During the winters of Tehran, warming the warehouse is the most challenging thing to do. There are two oil heaters that don’t warm up enough. Three classes are held in the warehouse simultaneously. These so-called classes are separated from each other by plastic curtains. In each section, they laid an old carpet on which the kids can do their homework. There is also a blackboard set on a chair. The teachers are the young girls who live in the area and help Mrs. Karimi to hold the classes. If you close your eyes and just listen to the teachers and the students, it sounds like a melody; harmonious and rhythmic; without a conductor; the first teacher, the third one and then the second; with or even without this sequence. The teachers never talk simultaneously. Even the students ask questions, recite their lessons in a harmonious pattern.
Mrs.
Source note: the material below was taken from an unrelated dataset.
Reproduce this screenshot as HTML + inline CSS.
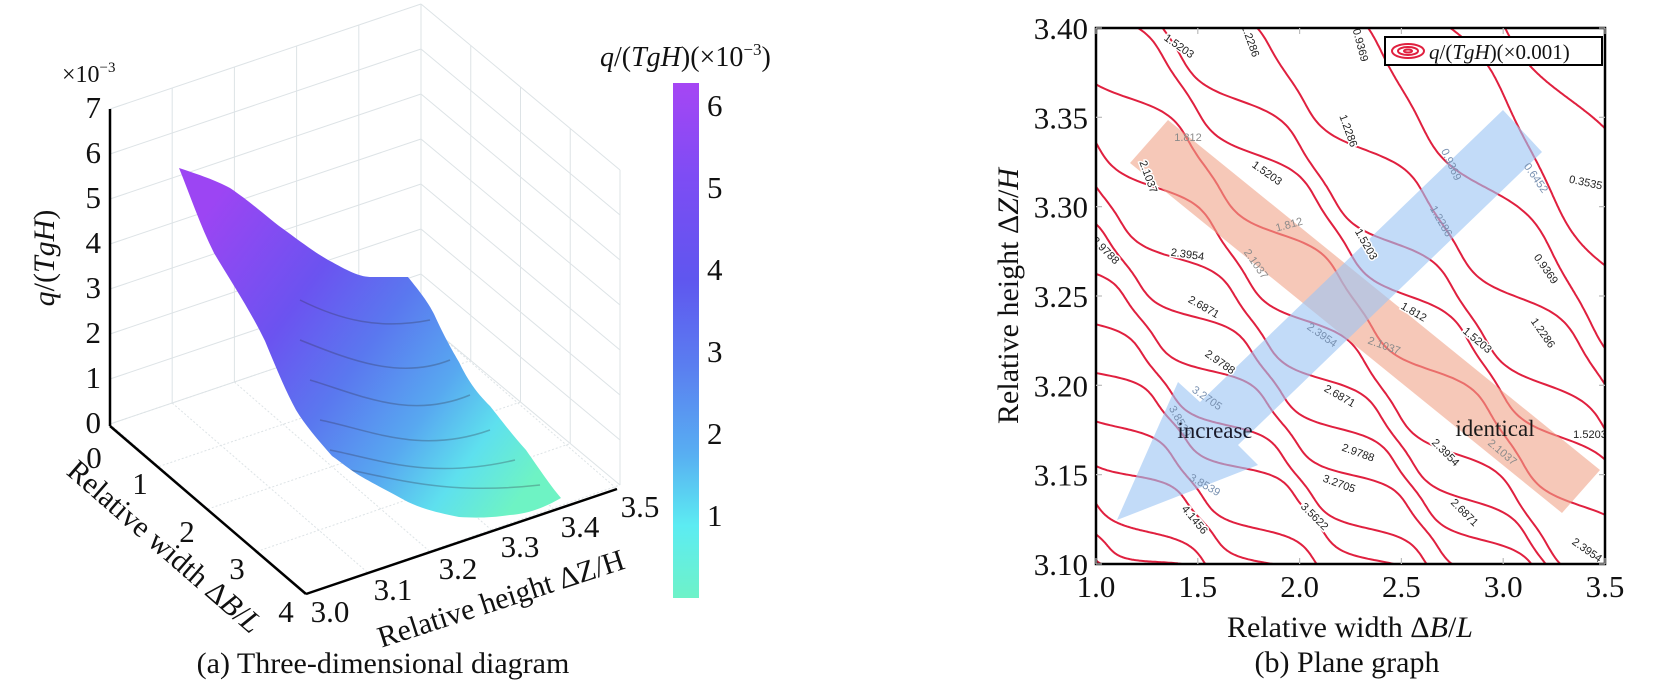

Karimi says that if even these classes don’t exist, these kids don’t have a place to study or play; they will get wasted in the lamp factories or on the farm fields around.
At the beginning of each month, the owner of the warehouse puts in an appearance, walks around, grumbles and wants to raise the rent. Mrs. Karimi then repeats her explanations that this place is for kids. Supplication is hidden in her words when she implores him not to raise the rent, for the sake of the rewards in this life and hereafter; for the prayers these children will have for him... or maybe for awakening his conscience... for Mrs. Karimi’s being lost all alone under the burden of these kids being ignored.
The school closed; in fact they shut it down. Even if the owner of the warehouse had accepted each time despite the pressures to let the school go on, there are always other owners... It’s here that the supplications of Mrs. Karimi turns into protest and the protest results in her arrest and imprisonment.
Mrs. Karimi has a husband and a kid. She says: ‘How much can my husband accept or tolerate this situation? The parents of those children were waiting at the lockup all the time. They came, left and protested so many times that they let go of me.’ She smiles as she says this, as if she’s recalling a sweet, far memory; as if she knows that it would never happen again; like an experience in youth.